**REQUIREMENTS:**
Find every line containing the word "this" in the records below; report only how many there are.

**DATA SUPPLIED:**
----

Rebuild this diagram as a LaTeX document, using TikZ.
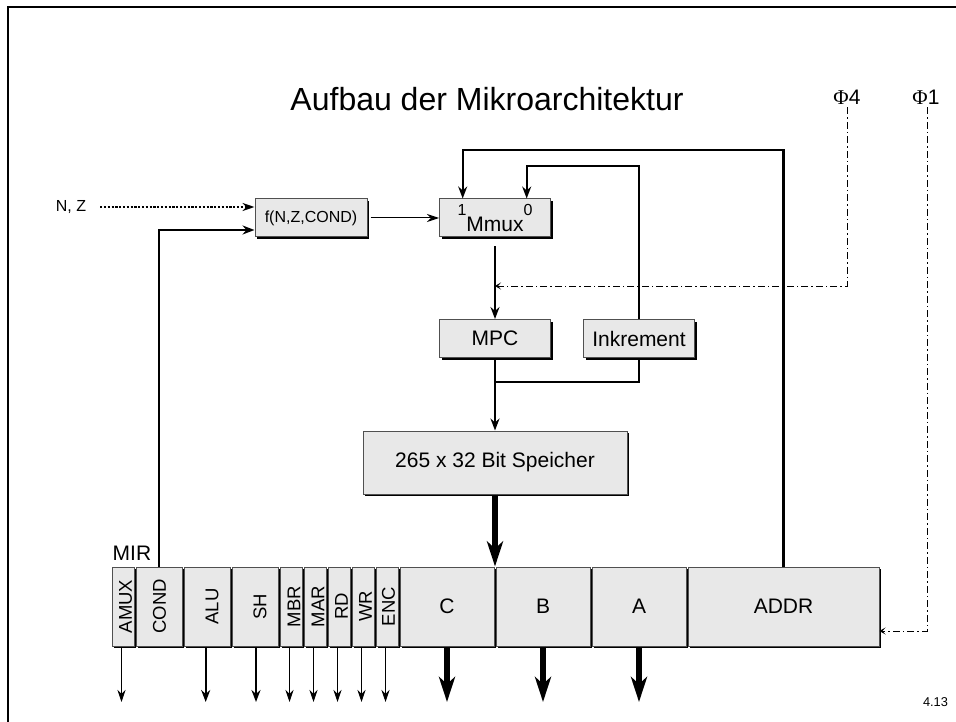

----

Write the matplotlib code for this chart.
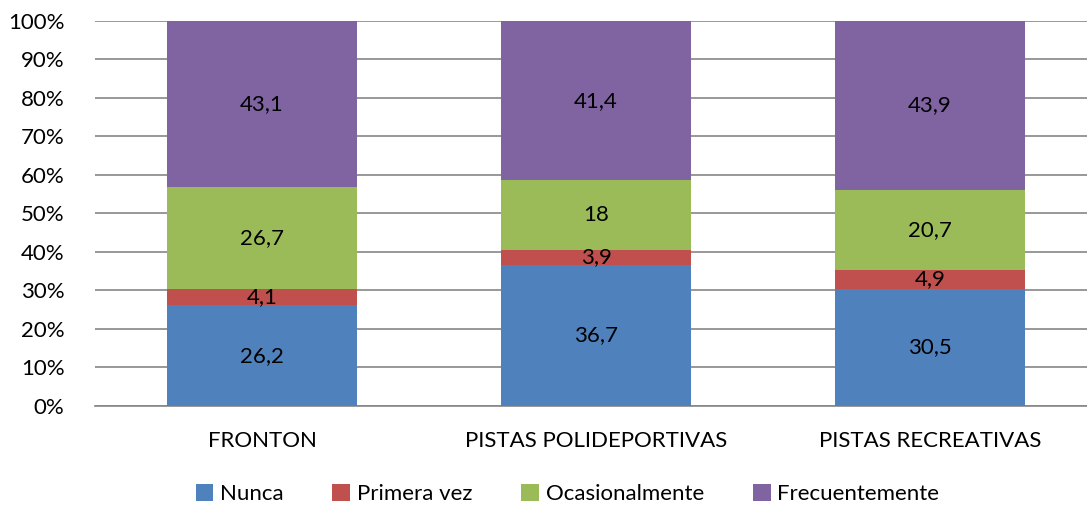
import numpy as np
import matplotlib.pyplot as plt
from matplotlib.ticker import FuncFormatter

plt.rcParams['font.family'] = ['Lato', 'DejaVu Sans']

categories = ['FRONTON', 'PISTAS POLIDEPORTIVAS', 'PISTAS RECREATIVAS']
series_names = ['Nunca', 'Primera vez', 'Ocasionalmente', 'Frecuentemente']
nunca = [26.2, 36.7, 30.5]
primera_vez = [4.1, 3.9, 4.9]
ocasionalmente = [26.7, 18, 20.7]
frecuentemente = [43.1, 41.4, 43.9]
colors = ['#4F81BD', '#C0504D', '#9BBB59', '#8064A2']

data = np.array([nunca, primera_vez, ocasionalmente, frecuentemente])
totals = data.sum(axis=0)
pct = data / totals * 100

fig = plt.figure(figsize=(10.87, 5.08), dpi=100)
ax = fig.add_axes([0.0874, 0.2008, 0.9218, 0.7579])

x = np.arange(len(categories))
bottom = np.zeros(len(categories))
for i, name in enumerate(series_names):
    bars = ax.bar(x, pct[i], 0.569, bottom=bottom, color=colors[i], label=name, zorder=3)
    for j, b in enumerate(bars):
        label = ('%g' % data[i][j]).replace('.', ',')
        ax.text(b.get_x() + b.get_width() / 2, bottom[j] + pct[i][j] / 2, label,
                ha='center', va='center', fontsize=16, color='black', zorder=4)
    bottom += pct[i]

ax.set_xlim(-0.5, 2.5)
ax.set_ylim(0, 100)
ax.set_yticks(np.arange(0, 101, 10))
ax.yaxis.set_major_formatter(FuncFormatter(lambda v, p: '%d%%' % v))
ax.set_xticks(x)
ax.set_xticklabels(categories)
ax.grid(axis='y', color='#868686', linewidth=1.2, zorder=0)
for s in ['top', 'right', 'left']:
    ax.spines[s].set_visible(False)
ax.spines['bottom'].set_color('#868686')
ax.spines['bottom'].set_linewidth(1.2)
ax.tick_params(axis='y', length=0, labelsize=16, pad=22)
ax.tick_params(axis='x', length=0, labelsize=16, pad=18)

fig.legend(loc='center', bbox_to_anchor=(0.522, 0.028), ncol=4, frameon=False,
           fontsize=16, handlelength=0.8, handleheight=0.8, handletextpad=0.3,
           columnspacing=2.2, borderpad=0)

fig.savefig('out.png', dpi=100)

----

**IN RESPONSE:**
2